Mandt’s Zwarte Zeekoet 2015 aanvaard: nieuw voor Nederland
De eerste-zomer Zwarte Zeekoet die op 27 juni 2015 in de Jacobahaven van Noord-Beveland ZL werd gefotografeerd, is aanvaard als de eerste Mandt’s Zwarte Zeekoet. Dat werd lange tijd vermoed, maar een goed determinatie-overzicht van dit taxon ontbrak tot voor kort, en ondersoortdeterminatie is omschreven als ‘complex and clinal’ (Butler et al 2020). Na een publicatie in British Birds (McInerny & McGowan 2021), op basis van literatuur- en balgenonderzoek, is de vogel een kleine zeven jaar later alsnog aanvaard. Er zijn in Europa maar heel weinig goed gedocumenteerde gevallen buiten het Arctische gebied.

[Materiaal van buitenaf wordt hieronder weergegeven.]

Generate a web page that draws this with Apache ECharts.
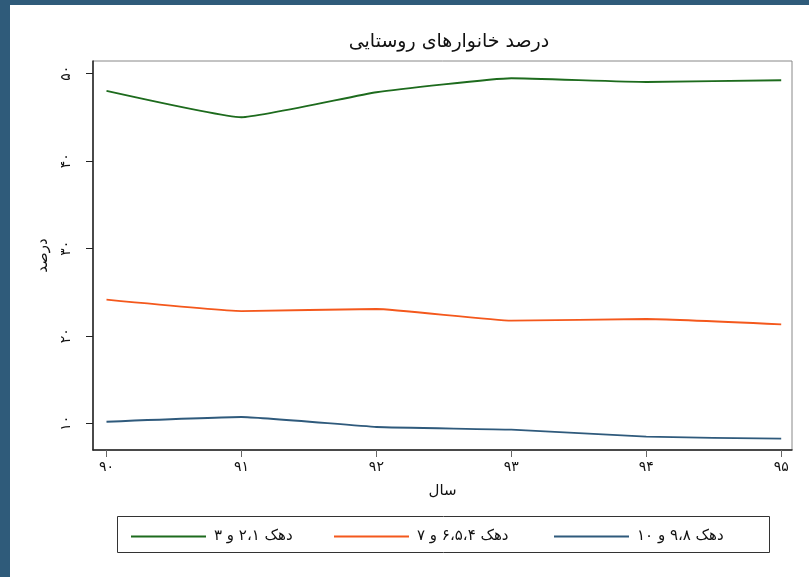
<!DOCTYPE html>
<html>
<head>
<meta charset="utf-8">
<script src="https://cdn.jsdelivr.net/npm/echarts@6/dist/echarts.min.js"></script>
<style>
  html, body { margin: 0; padding: 0; background: #2f5b7a; }
  #main { position: absolute; left: 10px; top: 5px; width: 799px; height: 572px; background: #fff; }
</style>
</head>
<body>
<div id="main"></div>
<script>
// سال‌ها و برچسب‌ها
var years = [90, 91, 92, 93, 94, 95];
var xTickLabels = ['۹۰', '۹۱', '۹۲', '۹۳', '۹۴', '۹۵'];
var yTicks = [10, 20, 30, 40, 50];
var yTickLabels = ['۱۰', '۲۰', '۳۰', '۴۰', '۵۰'];
var seriesNames = [
  'دهک ۱،\u200F۲ و ۳',
  'دهک ۴،\u200F۵،\u200F۶ و ۷',
  'دهک ۸،\u200F۹ و ۱۰'
];
// درصد خانوارها در هر گروه دهکی
var dahak123 = [47.98, 44.97, 47.83, 49.43, 49.0, 49.2];
var dahak4567 = [24.13, 22.83, 23.06, 21.73, 21.92, 21.31];
var dahak8910 = [10.18, 10.72, 9.58, 9.27, 8.47, 8.24];
var colors = ['#1d6b1d', '#f4581c', '#2f5a7c'];

var font = 'DejaVu Sans';
var legendLefts = [116, 319, 539];

function pairs(vals) {
  return years.map(function(y, i) {
    return [y, vals[i]];
  });
}

function makeSeries(name, vals, color) {
  return {
    name: name,
    type: 'line',
    data: pairs(vals),
    symbol: 'none',
    smooth: 0.12,
    lineStyle: { color: color, width: 1.8 },
    itemStyle: { color: color }
  };
}

// یک لژاند جدا برای هر سری تا جای هر کدام ثابت بماند
var legends = seriesNames.map(function(n, i) {
  return {
    left: legendLefts[i],
    top: 519,
    icon: 'rect',
    itemWidth: 75,
    itemHeight: 2,
    data: [n],
    textStyle: { fontFamily: font, fontSize: 15, color: '#111', padding: [0, 0, 0, 3] }
  };
});

var myChart = echarts.init(document.getElementById('main'));

var option = {
  animation: false,
  title: {
    text: 'درصد خانوارهای روستایی',
    left: 434,
    top: 23,
    textAlign: 'center',
    textStyle: { fontFamily: font, fontSize: 19, fontWeight: 'normal', color: '#111' }
  },
  grid: {
    left: 83,
    top: 56,
    width: 699,
    height: 389,
    show: true,
    borderColor: '#888',
    borderWidth: 1
  },
  xAxis: {
    type: 'value',
    min: 89.9,
    max: 95.08,
    name: 'سال',
    nameLocation: 'middle',
    nameGap: 34,
    nameTextStyle: { fontFamily: font, fontSize: 15, color: '#111' },
    axisLine: { show: true, lineStyle: { color: '#222', width: 1.5 } },
    axisTick: { show: true, length: 7, customValues: years, lineStyle: { color: '#666' } },
    axisLabel: {
      customValues: years,
      margin: 10,
      fontFamily: font,
      fontSize: 14,
      color: '#111',
      formatter: function(v) {
        return xTickLabels[years.indexOf(Math.round(v))];
      }
    },
    splitLine: { show: false }
  },
  yAxis: {
    type: 'value',
    min: 6.95,
    max: 51.4,
    name: 'درصد',
    nameLocation: 'middle',
    nameGap: 42,
    nameTextStyle: { fontFamily: font, fontSize: 15, color: '#111' },
    axisLine: { show: true, lineStyle: { color: '#222', width: 1.5 } },
    axisTick: { show: true, length: 7, customValues: yTicks, lineStyle: { color: '#222' } },
    axisLabel: {
      customValues: yTicks,
      rotate: 90,
      margin: 20,
      fontFamily: font,
      fontSize: 14,
      color: '#111',
      formatter: function(v) {
        return yTickLabels[yTicks.indexOf(Math.round(v))];
      }
    },
    splitLine: { show: false }
  },
  legend: legends,
  graphic: [
    {
      type: 'rect',
      shape: { x: 107.5, y: 511.5, width: 652, height: 36 },
      style: { fill: 'none', stroke: '#333', lineWidth: 1 },
      silent: true
    }
  ],
  series: [
    makeSeries(seriesNames[0], dahak123, colors[0]),
    makeSeries(seriesNames[1], dahak4567, colors[1]),
    makeSeries(seriesNames[2], dahak8910, colors[2])
  ]
};

myChart.setOption(option);
</script>
</body>
</html>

Siberische Noordelijke Klapekster 1909: nieuw voor Nederland
Van een knap ontdekte balg in museum Naturalis, verzameld in november 1909 bij Nuenen NB wijzen zowel de uiterlijke kenmerken als een DNA-analyse op de eerste Siberische Noordelijke Klapekster voor Nederland. De administratie van destijds onderbouwt dat de datum en locatie juist zijn.
Amoerkwikstaart 2020 niet aanvaard
De gemelde Amoerkwikstaart, die van zeker 16 april tot 5 november 2020 aanwezig was bij de Strypse Wetering ZH, is niet aanvaard. De vogel lijkt sterk op een Amoerkwikstaart maar een serie minderheidskenmerken (waaronder de tekening op flank, kop en borst en donkere basis van de middelste dekveren) en de niet met dit taxon geassocieerde roep, hebben de commissie doen besluiten de vogel niet te aanvaarden.